The GAO report also said two recent Supreme Court rulings affecting National Labor Relations Board decisions could result in either the loss or reduction of collective bargaining rights by some workers.

A decision last year in the Kentucky River case could increase the number of employees considered supervisors and thereby excluded from collective bargaining, the report said. The court ruled that the NLRB should revise its test for determining supervisory status in a case involving charge nurses.

In a ruling this year in the Hoffman Plastic case, the court reversed the board's decision to award back pay to an undocumented foreign worker fired for union activity.

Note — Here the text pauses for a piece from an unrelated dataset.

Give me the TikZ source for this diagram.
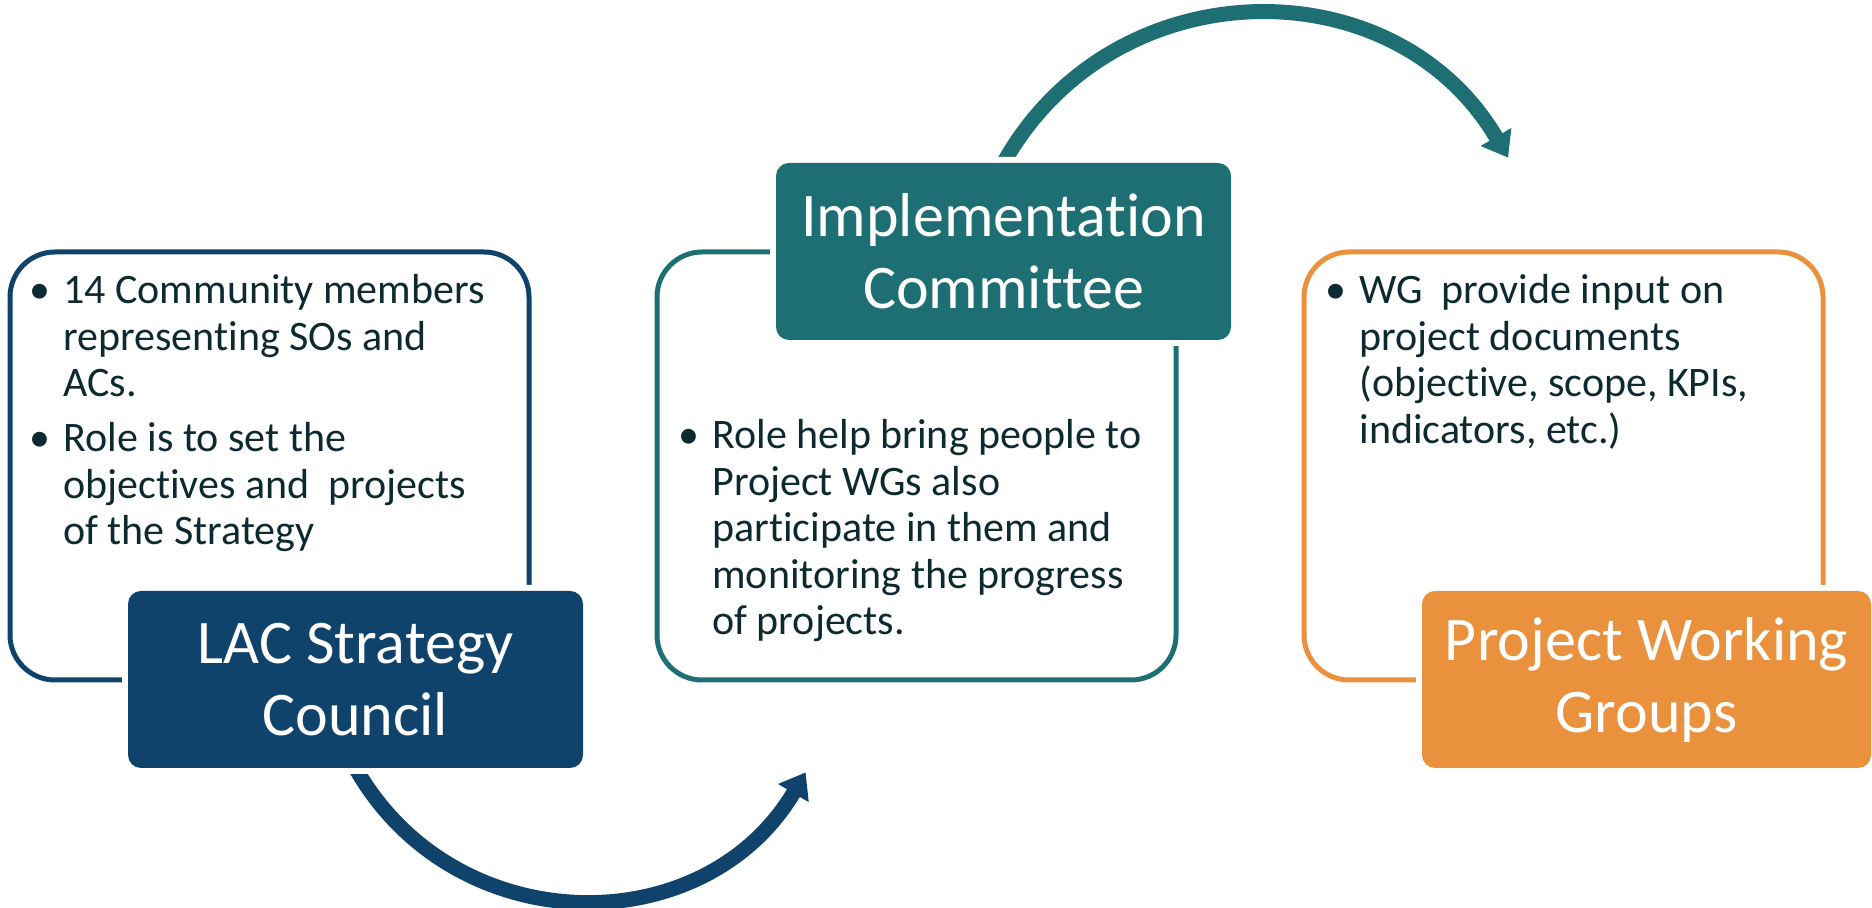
\documentclass[tikz,border=0pt]{standalone}
\usepackage{fontspec}
\setmainfont{Carlito}[Ligatures={NoCommon}]
\usetikzlibrary{arrows.meta, positioning, backgrounds}

\definecolor{lacblue}{HTML}{10436C}
\definecolor{lacteal}{HTML}{1E6F73}
\definecolor{lacorange}{HTML}{E9913C}
\definecolor{bodyink}{HTML}{0E2A31}

\newcommand{\bpoint}{\makebox[17pt][l]{\textbullet}}
\newcommand{\bgap}{\hspace*{17pt}}

\begin{document}
\begin{tikzpicture}[
  x=0.5pt, y=0.5pt,
  panel/.style={draw, line width=2.5pt, rounded corners=22.5pt, fill=white, outer sep=0pt,
    minimum width=259.5pt, minimum height=214pt},
  title/.style={rounded corners=6.5pt, text=white, align=center, inner sep=0pt, outer sep=0pt,
    minimum width=227.5pt, minimum height=88.5pt, font=\fontsize{31}{36}\selectfont,
    preaction={draw=white, line width=6pt}},
  bodytext/.style={align=left, inner sep=0pt, text=bodyink, font=\fontsize{21}{23.25}\selectfont},
  flow/.style={line width=7.5pt, -{Triangle[length=12pt, width=17pt]}}
]
\useasboundingbox (0,0) rectangle (1872,908);

% Panels
\node[panel, draw=lacblue] (council_box) at (269.5,442) {};
\node[panel, draw=lacteal, right=64pt of council_box] (committee_box) {};
\node[panel, draw=lacorange, right=64pt of committee_box] (groups_box) {};

% Titles
\node[title, fill=lacblue, anchor=north west] (council) at ([xshift=59pt, yshift=44.5pt]council_box.south west) {LAC Strategy\\Council};
\node[title, fill=lacteal, anchor=south west] (committee) at ([xshift=59.5pt, yshift=-44pt]committee_box.north west) {Implementation\\Committee};
\node[title, fill=lacorange, anchor=north west, minimum width=224.5pt] (groups) at ([xshift=59pt, yshift=44.5pt]groups_box.south west) {Project Working\\Groups};

% Bullet texts (base = last line)
\node[bodytext, anchor=base west] (council_text) at ([xshift=9.5pt, yshift=-146.5pt]council_box.north west)
  {\bpoint 14 Community members\\ \bgap representing SOs and\\ \bgap ACs.\\[4.25pt]
   \bpoint Role is to set the\\ \bgap objectives and~~projects\\ \bgap of the Strategy};
\node[bodytext, anchor=base west] (committee_text) at ([xshift=10.5pt, yshift=-191.5pt]committee_box.north west)
  {\bpoint Role help bring people to\\ \bgap Project WGs also\\ \bgap participate in them and\\ \bgap monitoring the progress\\ \bgap of projects.};
\node[bodytext, anchor=base west] (groups_text) at ([xshift=10.5pt, yshift=-95.75pt]groups_box.north west)
  {\bpoint WG~~provide input on\\ \bgap project documents\\ \bgap (objective, scope, KPIs,\\ \bgap indicators, etc.)};

% Arrows
\coordinate (to_committee) at (805.6,135.6);
\coordinate (to_groups) at (1508.1,750.3);
\begin{scope}[on background layer]
\draw[flow, lacblue] (council.south) to[out=-60.5, in=239.4, looseness=1.135] (to_committee);
\draw[flow, lacteal] (committee.north) to[out=60.8, in=120.4, looseness=1.137] (to_groups);
\end{scope}

\end{tikzpicture}
\end{document}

The ruling said illegal aliens do not have the same rights as Americans when mistreated on the job.

Because back pay is one of the remedies available to workers whose rights are violated, the decision has the effect of reducing the bargaining rights of an estimated 5.5 million foreign workers without documents, the GAO said..

The question of collective bargaining gained importance recently in the fight over legislation to establish a Homeland Security Department as President Bush tried to win authority from Congress to waive those rights for that agency's 170,000 employees.

The White House accused Democrats yesterday of blocking the agency by upholding "perverse" union demands. Democrats, in turn, say the administration is dragging out the dispute for political purposes.

Since 1959, no major group of workers has lost collective bargaining rights under the National Labor Relations Act, the GAO noted. At the same time, other federal, state and local laws have extended the rights to some workers in groups excluded from the 1935 act — about 14.5 million workers mainly in the nonprofit healthcare industry; federal, state and local government; and agriculture.